__Task to carry out__
In the listing that follows, count each line containing the string "seaborn" and report only the count.

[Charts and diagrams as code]
+ + + +

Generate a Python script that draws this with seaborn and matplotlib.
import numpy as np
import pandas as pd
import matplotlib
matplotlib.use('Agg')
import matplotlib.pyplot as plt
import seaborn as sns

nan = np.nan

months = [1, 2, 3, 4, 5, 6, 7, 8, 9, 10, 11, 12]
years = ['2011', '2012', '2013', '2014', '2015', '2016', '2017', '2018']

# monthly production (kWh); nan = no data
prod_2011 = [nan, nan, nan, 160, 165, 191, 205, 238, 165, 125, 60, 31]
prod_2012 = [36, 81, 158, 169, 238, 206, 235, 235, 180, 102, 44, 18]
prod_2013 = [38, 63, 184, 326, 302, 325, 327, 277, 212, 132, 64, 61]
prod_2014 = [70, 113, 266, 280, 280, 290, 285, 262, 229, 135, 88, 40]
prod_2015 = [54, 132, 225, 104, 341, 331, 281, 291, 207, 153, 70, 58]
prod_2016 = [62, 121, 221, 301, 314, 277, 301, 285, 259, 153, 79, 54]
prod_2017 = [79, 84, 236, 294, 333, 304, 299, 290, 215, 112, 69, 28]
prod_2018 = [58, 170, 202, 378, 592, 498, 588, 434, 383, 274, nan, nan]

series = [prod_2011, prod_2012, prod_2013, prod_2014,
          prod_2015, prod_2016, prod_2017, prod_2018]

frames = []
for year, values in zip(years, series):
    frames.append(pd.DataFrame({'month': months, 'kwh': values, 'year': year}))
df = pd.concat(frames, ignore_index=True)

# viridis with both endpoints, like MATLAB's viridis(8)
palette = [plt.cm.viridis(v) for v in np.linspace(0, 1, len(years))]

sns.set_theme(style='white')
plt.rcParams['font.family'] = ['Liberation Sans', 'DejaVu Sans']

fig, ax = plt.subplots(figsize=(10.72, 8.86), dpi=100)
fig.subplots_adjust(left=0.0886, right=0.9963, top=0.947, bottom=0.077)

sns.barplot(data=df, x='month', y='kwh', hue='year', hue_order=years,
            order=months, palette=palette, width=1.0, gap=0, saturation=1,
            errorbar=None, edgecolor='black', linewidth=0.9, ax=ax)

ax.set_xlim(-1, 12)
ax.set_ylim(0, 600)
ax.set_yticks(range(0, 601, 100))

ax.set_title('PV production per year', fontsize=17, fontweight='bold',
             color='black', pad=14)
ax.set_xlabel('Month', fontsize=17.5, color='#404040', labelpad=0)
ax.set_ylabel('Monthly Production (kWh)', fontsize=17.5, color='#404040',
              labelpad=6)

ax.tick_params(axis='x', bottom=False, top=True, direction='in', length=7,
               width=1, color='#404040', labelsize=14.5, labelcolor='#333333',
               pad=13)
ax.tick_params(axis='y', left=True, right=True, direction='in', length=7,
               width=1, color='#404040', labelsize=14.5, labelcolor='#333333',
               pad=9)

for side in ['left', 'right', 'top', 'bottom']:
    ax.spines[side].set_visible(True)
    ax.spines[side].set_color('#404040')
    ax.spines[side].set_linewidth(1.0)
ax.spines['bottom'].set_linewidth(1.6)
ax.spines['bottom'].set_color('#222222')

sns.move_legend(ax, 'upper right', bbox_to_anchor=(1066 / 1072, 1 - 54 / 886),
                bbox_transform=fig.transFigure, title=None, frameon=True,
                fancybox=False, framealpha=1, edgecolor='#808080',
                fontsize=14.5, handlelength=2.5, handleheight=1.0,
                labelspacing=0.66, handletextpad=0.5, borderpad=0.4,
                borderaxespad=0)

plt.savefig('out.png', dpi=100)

+ + + +

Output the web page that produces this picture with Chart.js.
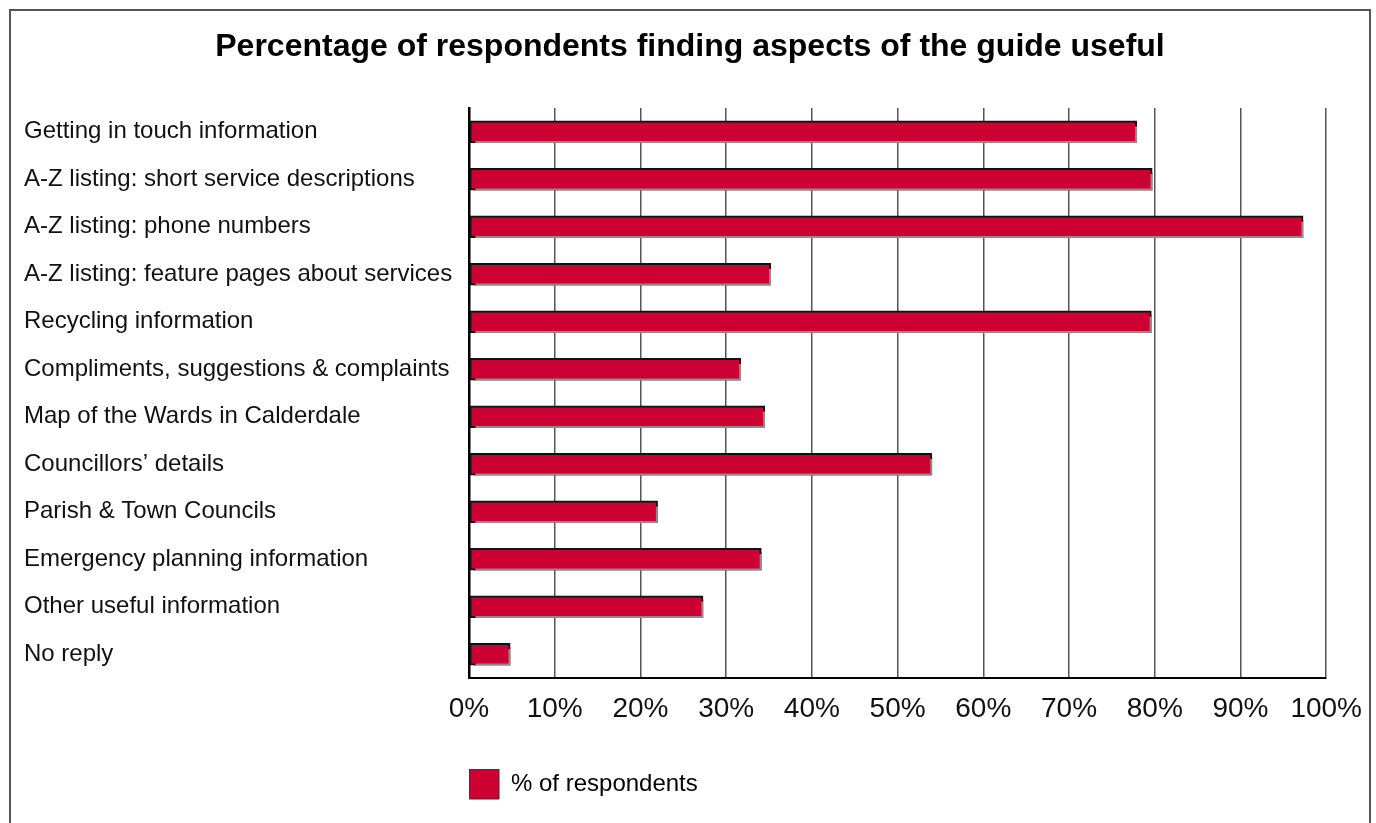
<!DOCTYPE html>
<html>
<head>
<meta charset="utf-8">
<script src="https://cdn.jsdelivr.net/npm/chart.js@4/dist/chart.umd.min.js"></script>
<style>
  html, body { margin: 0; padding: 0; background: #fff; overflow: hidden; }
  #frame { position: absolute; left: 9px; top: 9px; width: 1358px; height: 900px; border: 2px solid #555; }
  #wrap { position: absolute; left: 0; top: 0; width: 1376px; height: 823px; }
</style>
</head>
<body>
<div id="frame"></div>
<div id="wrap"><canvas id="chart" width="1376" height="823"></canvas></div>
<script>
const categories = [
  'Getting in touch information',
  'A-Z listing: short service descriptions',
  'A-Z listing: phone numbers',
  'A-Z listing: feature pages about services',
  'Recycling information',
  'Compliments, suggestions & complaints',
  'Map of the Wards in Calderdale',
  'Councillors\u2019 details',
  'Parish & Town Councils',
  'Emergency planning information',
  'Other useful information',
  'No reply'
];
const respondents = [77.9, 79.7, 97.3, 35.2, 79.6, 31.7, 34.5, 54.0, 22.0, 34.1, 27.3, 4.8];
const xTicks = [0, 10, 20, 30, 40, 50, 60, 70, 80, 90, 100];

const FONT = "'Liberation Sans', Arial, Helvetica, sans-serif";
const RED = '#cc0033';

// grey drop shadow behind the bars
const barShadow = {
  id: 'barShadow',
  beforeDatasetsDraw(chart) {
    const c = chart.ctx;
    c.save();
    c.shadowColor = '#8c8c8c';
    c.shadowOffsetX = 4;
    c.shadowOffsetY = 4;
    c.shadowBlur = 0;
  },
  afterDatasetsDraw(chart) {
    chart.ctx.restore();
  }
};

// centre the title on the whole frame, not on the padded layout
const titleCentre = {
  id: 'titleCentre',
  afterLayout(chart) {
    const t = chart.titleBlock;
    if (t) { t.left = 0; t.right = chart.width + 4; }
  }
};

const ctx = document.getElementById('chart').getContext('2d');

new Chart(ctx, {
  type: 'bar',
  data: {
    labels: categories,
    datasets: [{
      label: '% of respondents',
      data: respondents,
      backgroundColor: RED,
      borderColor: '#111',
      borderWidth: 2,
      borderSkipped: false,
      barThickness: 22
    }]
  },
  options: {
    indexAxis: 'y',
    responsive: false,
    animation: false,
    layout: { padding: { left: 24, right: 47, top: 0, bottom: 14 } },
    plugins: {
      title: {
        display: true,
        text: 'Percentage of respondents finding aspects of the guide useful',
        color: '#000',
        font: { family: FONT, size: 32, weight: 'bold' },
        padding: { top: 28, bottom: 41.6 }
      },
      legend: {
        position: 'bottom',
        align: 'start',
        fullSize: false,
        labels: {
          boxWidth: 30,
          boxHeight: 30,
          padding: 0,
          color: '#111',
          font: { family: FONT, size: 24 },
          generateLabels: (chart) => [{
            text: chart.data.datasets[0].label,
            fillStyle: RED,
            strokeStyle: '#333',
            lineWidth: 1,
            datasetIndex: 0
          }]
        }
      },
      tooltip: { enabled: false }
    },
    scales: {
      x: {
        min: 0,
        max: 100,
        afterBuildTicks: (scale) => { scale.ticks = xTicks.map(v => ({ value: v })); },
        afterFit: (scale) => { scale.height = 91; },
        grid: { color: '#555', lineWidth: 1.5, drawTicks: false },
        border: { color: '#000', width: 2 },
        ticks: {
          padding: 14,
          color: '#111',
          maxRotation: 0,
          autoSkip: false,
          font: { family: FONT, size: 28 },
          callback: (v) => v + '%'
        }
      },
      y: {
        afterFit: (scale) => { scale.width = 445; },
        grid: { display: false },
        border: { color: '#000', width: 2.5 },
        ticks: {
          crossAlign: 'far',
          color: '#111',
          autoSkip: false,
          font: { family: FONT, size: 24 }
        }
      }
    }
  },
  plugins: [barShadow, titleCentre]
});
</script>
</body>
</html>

+ + + +

__Answer for the task__
2